Chinese rue plunging stocks

ASSOCIATED PRESS PHOTOGRAPHS
An investor helplessly watches the value of his stocks dwindle at a private security company in Shanghai as the Composite Index began falling on June 3 and has shown no sign of rebounding.ASSOCIATED PRESS PHOTOGRAPHS An investor helplessly watches the value of his stocks dwindle at a private security company in Shanghai as the Composite Index began falling on June 3 and has shown no sign of rebounding.

SHANGHAI

It was wet and gray outside the Shanghai brokerage branch, and just as gloomy inside, as the usual crowd of retirees and housewives stood glumly watching their investments dwindle Friday with each flash of the share-price boards.

“If I can make my money back from the market this time, I promised my wife that I will stay very far away from share trading,” said Gu Zichang, a woebegone looking man in his 50s, as the benchmark Shanghai Composite Index fell for the eighth straight session.

“My wife keeps scolding me, and I can understand how she feels, because I’m also depressed,” he said.

With Friday’s 3 percent decline to 2,868.80, the Shanghai benchmark index has lost 17 percent of its value since it began falling June 3.

The index, which attracted millions of new investors last year as it nearly doubled in value, is down 45 percent so far this year.

Chinese investors, their options limited by government regulations, jumped last year at the chance to make money quickly, shifting billions of dollars out of bank accounts paying only a fraction of a percent in interest to dabble in stock trading.
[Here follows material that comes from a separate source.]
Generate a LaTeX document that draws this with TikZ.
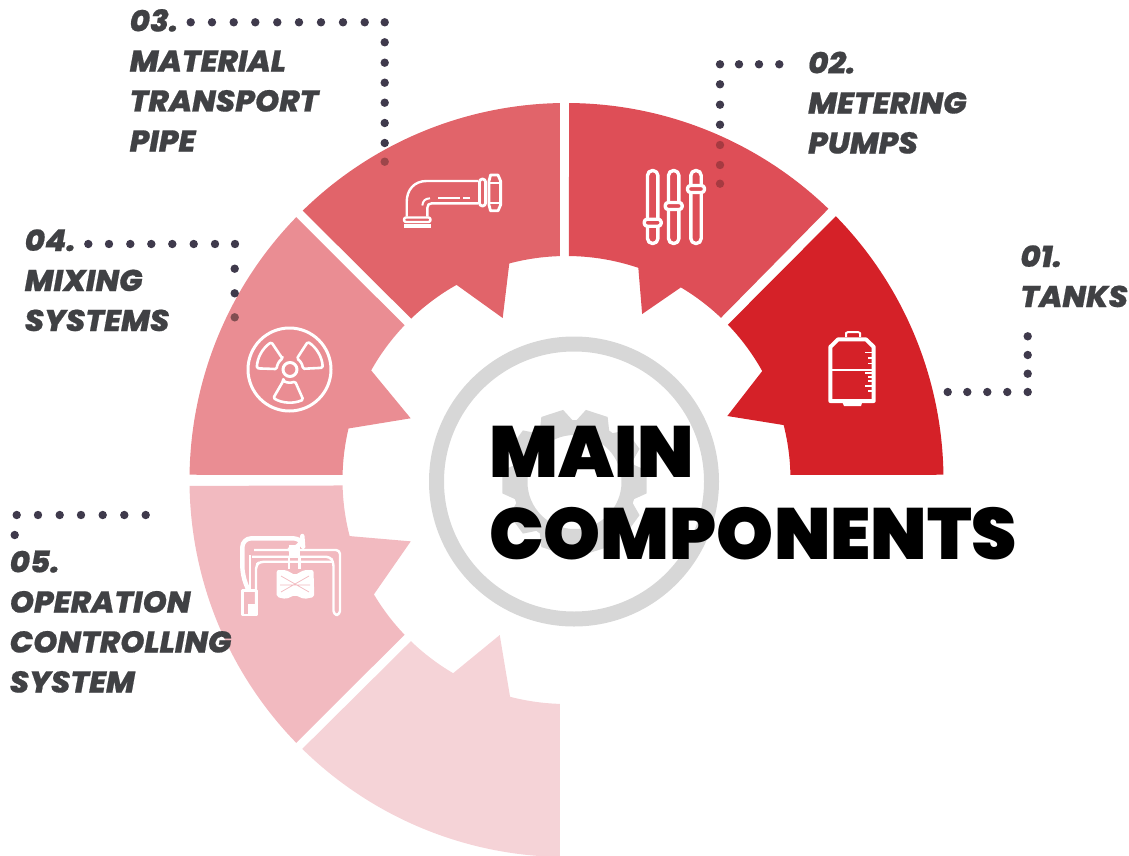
\documentclass[tikz,border=0pt]{standalone}
\usepackage{fontspec}
\newfontfamily\headfont{Poppins Black}
\newfontfamily\labelfont[FakeStretch=1.03,FakeBold=.6]{Poppins ExtraBold Italic}
\definecolor{tankred}{HTML}{D52128}
\definecolor{meterred}{HTML}{DE4E57}
\definecolor{pipered}{HTML}{E1646A}
\definecolor{mixpink}{HTML}{EA8D93}
\definecolor{opink}{HTML}{F2BAC0}
\definecolor{lastpink}{HTML}{F5D3D7}
\definecolor{gearfill}{HTML}{D7D7D7}
\definecolor{dotgray}{HTML}{3F3A4C}
\definecolor{labelgray}{HTML}{404144}
\tikzset{
  iconline/.style={draw=white,line width=2.6pt,line join=round},
  leaderdot/.style={fill=dotgray},
  labeltext/.style={anchor=base west,inner sep=0pt,align=left,text=labelgray,
    font=\labelfont\fontsize{30}{40}\selectfont},
  titletext/.style={anchor=base west,inner sep=0pt,align=left,text=black,
    font=\headfont\fontsize{72.5}{82}\selectfont}
}
\begin{document}
\begin{tikzpicture}[x=1pt,y=-1pt]
  \useasboundingbox (0,0) rectangle (1129,856);
  % segments round the gear
  \begin{scope}[shift={(566.5,480)}]
    \fill[tankred] (44.4:377pt) arc[start angle=44.4,end angle=.8,radius=377pt] -- (1.3:224pt)
      arc[start angle=1.3,end angle=14.2,radius=224pt] -- (21.7:173.1pt) -- (29.1:224pt)
      arc[start angle=29.1,end angle=43.9,radius=224pt] -- cycle;
    \fill[meterred] (89.6:377pt) arc[start angle=89.6,end angle=46,radius=377pt] -- (46.4:224pt)
      arc[start angle=46.4,end angle=59.3,radius=224pt] -- (65.5:182.4pt) -- (71.3:224pt)
      arc[start angle=71.3,end angle=89.4,radius=224pt] -- cycle;
    \fill[pipered] (91:377pt) arc[start angle=91,end angle=134.4,radius=377pt] -- (133.9:224pt)
      arc[start angle=133.9,end angle=119.4,radius=224pt] -- (111.5:174.1pt) -- (104.8:224pt)
      arc[start angle=104.8,end angle=91.7,radius=224pt] -- cycle;
    \fill[mixpink] (135.8:377pt) arc[start angle=135.8,end angle=179.2,radius=377pt] -- (178.7:224pt)
      arc[start angle=178.7,end angle=166.7,radius=224pt] -- (158.4:167.6pt) -- (150.7:224pt)
      arc[start angle=150.7,end angle=136.3,radius=224pt] -- cycle;
    \fill[opink] (180.9:377pt) arc[start angle=180.9,end angle=224.2,radius=377pt] -- (223.7:224pt)
      arc[start angle=223.7,end angle=210.7,radius=224pt] -- (201.5:167.4pt) -- (194.5:224pt)
      arc[start angle=194.5,end angle=181.4,radius=224pt] -- cycle;
    \fill[lastpink] (225.5:377pt) arc[start angle=225.5,end angle=269,radius=377pt] -- (268.3:224pt)
      arc[start angle=268.3,end angle=255.4,radius=224pt] -- (246.7:168.8pt) -- (239.6:224pt)
      arc[start angle=239.6,end angle=226,radius=224pt] -- cycle;
  \end{scope}
  % ring and gear in the middle
  \draw[gearfill,line width=15pt] (574,481.5) circle(137.5);
  \begin{scope}[shift={(574.5,482)}]
    \fill[gearfill,even odd rule] (-16:62pt)
      \foreach \a in {0,36,...,324} {
        -- (\a-16:62pt) -- (\a-9:73pt) -- (\a+9:73pt) -- (\a+16:62pt)
      } -- cycle (0,0) circle(47);
  \end{scope}
  % tank
  \draw[iconline,line width=4pt] (838,339.4) -- (866,339.4) -- (873.7,347) -- (873.7,401) -- (830.3,401) -- (830.3,347) -- cycle;
  \draw[iconline,line width=2pt] (846,337) -- (846,333) -- (848,332) -- (858,332) -- (860,333) -- (860,337);
  \draw[iconline,line width=2pt] (830,370) -- (874,370);
  \fill[white] (842.3,402) -- (862.3,402) -- (861,406) -- (844,406) -- cycle;
  \foreach \y/\l in {352.3/8,357.7/5,363.3/5,372.7/8,376.7/5,380.7/5,385.7/8,390.7/5}
    \draw[white,line width=1.6pt] (873,\y) -- (873-\l,\y);
  % sliders
  \foreach \x/\y in {652.7/222.7,673.7/206,696/189} {
    \draw[iconline,line width=3.4pt,rounded corners=5pt] (\x-5.2,170.5) rectangle (\x+5.2,243.5);
    \draw[iconline,line width=3.4pt,fill=meterred,rounded corners=3pt] (\x-8.5,\y-3.5) rectangle (\x+8.5,\y+3.5);
  }
  % pipe
  \draw[iconline,line width=2.4pt] (478.3,181) -- (426.7,181) .. controls (414,181) and (406.7,190) .. (406.7,202) -- (406.7,216.7);
  \draw[iconline,line width=2.4pt] (478.3,203.3) -- (431.7,203.3) .. controls (429,203.3) and (427.3,205) .. (427.3,208) -- (427.3,216.7);
  \draw[iconline,line width=2pt] (438.3,198.3) -- (460,198.3) (463.3,198.3) -- (470,198.3);
  \draw[iconline,line width=2pt] (422.3,205.5) .. controls (422.8,201) and (425,198.5) .. (430,198.3);
  \draw[iconline,line width=2.4pt,rounded corners=2pt] (404,217.5) rectangle (430.5,222);
  \fill[white] (404,223.5) rectangle (430.5,228.3);
  \draw[iconline,line width=2.8pt,rounded corners=3pt] (479.4,179) rectangle (485.6,206);
  \draw[iconline,line width=2.8pt] (490.5,175) -- (498,175) -- (500.6,181) -- (500.6,205) -- (498,210.8) -- (490.5,210.8) -- (489,205) -- (489,181) -- cycle;
  \draw[iconline,line width=2.2pt] (489,183) -- (500.5,183) (489,203) -- (500.5,203);
  % radiation sign
  \draw[iconline,line width=3pt] (289.5,369.5) circle(41.5);
  \draw[iconline,line width=3pt] (290,369.5) circle(7);
  \begin{scope}[shift={(289.8,369.5)}]
    \foreach \a in {30,151,267} {
      \draw[iconline,rounded corners=1.5pt] (\a-27:13pt) -- (\a-27:33pt)
        arc[start angle=\a-27,end angle=\a+27,radius=33pt] -- (\a+27:13pt)
        arc[start angle=\a+27,end angle=\a-27,radius=13pt] -- cycle;
    }
  \end{scope}
  % valve
  \draw[iconline,line width=4.4pt,rounded corners=9pt] (248.3,590) -- (242.3,575) -- (242.3,538.3) -- (302.5,538.3) -- (303,545) -- (288.3,550);
  \draw[iconline,line width=2.4pt,rounded corners=4pt] (254,550) -- (340,550) -- (340,615) -- (333.5,615) -- (333.5,562) -- (330,556.7) -- (252,556.7);
  \draw[iconline,line width=2.4pt,rounded corners=4pt] (256,615) -- (256,565) -- (260,561.7) -- (333,561.7);
  \draw[iconline,line width=2.4pt] (250,555) -- (250,590);
  \draw[iconline,line width=2.6pt] (242.3,590.5) rectangle (256.7,615);
  \fill[white] (248,604) rectangle (256,615);
  \fill[white] (288.5,545) rectangle (300,556);
  \draw[iconline,line width=2.4pt] (289,556) -- (289,569) (299.5,556) -- (299.5,569) (289,562) -- (299.5,562);
  \fill[white,rounded corners=2pt] (276.7,570) -- (286,570) -- (295,575) -- (304,570) -- (313.5,570) -- (314.3,597) -- (304,599) -- (295,595) -- (286,599) -- (276.7,597) -- cycle;
  \draw[opink,line width=.7pt] (281,576) -- (309,592) (309,576) -- (281,592) (280,585) -- (310,585);
  % leaders
  \foreach \x/\y in {1027.7/336.3,1027.7/355,1027.7/373.7,1027.7/392,1007.3/392,987.3/392,967.3/392,947.7/392,
    779.3/64.3,759/64.3,739/64.3,720/64.3,720/84.3,720/104.7,720/124.7,
    190.7/22.3,212/22.3,233.7/22.3,255.3/22.3,277.3/22.3,299/22.3,321/22.3,343/22.3,364.7/22.3,384.7/22.3,
    384.7/42.3,384.7/62.7,384.7/82.7,384.7/102.7,384.7/123,384.7/143,
    88.3/244,109/244,130.3/244,151.3/244,172.3/244,193.7/244,215/244,235/244,234.7/268.7,234.7/293.3,
    16.7/515,38/515,59.7/515,81/515,102.7/515,124.3/515,145.7/515,14.7/535}
    \fill[leaderdot] (\x,\y) circle(4.2);
  \foreach \y in {145,165,183.7} \fill[fill=meterred!75!black] (720,\y) circle(4.2);
  \fill[fill=pipered!70!black] (384.7,161.7) circle(4.2);
  \fill[fill=mixpink!55!black] (234.7,317.3) circle(4.2);
  % labels
  \node[labeltext] (tanks) at (1020.2,307) {01.\\TANKS};
  \node[labeltext] (pumps) at (808,153.5) {02.\\METERING\\PUMPS};
  \node[labeltext] (pipe) at (129.5,151.5) {03.\\MATERIAL\\TRANSPORT\\PIPE};
  \node[labeltext] (mixing) at (24.5,331) {04.\\MIXING\\SYSTEMS};
  \node[labeltext] (control) at (9.5,692.5) {05.\\OPERATION\\CONTROLLING\\SYSTEM};
  \node[titletext] (title) at (489,559) {MAIN\\COMPONENTS};
\end{tikzpicture}
\end{document}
Many reaped quick fortunes. But many others are now seeing the windfalls evaporate.

“Why is this happening?” said a retired schoolteacher, who like some media-shy Chinese would give only her surname, Zhong. “I expected there to be a technical rebound, based on my past experience, so I used some money I’d saved for traveling to buy stocks last Friday. Now I’m trapped.

“I wish I’d just stayed away,” she said.

Until recently, the conventional wisdom was that the government would be loath to see the market flounder, especially ahead of the Beijing Olympic games, which begin Aug. 8.

Most of the shares traded on both the Shanghai exchange and the smaller bourse in Shenzhen are in state-owned companies, many of them elite, showcase conglomerates. The expectation has always been that the government would continue to indulge in its longtime habit of intervening to keep shares from falling too far.

Some, like Lin Yunzhe, a retired worker who describes himself as an “veteran individual investor,” still subscribe to that belief.

“Let’s see how the government moves to rescue the market. Remember, the Olympics are coming,” Mr. Lin said.

But many investors seem impatient with waiting for market-boosting measures.